§ **Problem**: Set the lines down again exactly, first line through the line that contains "from bokeh.resources import INLINE", with no pictures.

§ **Supplied data**:

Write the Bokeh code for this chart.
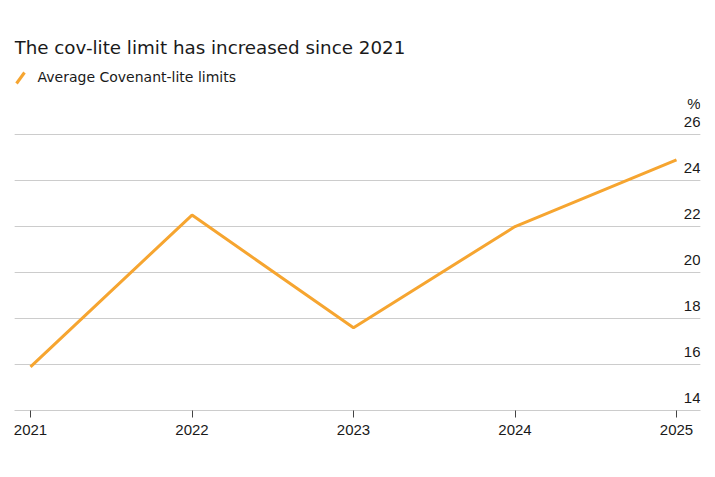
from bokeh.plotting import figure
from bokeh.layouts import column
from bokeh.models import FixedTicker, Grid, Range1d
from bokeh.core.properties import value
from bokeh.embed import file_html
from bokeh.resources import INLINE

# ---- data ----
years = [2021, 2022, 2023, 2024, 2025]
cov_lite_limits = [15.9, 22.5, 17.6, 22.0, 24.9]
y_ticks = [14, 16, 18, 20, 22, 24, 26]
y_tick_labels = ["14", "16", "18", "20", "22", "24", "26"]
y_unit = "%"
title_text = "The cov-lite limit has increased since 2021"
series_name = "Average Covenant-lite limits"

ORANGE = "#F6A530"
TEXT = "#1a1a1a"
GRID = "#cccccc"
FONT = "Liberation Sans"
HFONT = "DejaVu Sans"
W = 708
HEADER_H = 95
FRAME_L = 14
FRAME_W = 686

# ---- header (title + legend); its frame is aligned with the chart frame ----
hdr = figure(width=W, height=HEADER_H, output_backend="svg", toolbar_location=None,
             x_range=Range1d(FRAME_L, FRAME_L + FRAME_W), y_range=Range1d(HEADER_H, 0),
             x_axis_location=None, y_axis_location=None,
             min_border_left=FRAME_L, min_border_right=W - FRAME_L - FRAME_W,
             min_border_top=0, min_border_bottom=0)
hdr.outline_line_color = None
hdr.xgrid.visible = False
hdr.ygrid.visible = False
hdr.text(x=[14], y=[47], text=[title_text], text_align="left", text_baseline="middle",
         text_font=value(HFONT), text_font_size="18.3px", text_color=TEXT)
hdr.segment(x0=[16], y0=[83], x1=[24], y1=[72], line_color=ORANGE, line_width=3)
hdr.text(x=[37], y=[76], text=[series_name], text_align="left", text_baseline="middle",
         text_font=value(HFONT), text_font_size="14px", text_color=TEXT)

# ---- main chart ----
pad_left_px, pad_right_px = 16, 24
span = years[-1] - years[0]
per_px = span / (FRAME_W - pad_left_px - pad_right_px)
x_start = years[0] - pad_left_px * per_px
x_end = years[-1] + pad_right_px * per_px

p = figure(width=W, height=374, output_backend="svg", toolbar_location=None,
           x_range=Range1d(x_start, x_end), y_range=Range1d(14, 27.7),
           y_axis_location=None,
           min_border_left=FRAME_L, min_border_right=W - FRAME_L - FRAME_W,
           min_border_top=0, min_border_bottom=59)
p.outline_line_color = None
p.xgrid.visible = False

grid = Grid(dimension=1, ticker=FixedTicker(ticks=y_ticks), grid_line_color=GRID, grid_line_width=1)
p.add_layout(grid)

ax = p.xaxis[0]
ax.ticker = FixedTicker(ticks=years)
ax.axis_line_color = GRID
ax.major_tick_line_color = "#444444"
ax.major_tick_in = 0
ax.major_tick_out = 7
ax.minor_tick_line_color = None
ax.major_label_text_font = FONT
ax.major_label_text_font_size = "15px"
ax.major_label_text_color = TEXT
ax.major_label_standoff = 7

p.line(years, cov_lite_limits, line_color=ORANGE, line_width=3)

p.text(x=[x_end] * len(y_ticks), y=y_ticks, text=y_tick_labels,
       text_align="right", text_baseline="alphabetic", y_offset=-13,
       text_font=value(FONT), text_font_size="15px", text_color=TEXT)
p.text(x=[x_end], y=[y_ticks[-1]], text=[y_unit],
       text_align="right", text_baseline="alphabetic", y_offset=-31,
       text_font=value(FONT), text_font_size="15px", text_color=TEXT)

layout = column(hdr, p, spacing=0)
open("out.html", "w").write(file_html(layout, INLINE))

§ **Final result**:
Write the Bokeh code for this chart.
from bokeh.plotting import figure
from bokeh.layouts import column
from bokeh.models import FixedTicker, Grid, Range1d
from bokeh.core.properties import value
from bokeh.embed import file_html
from bokeh.resources import INLINE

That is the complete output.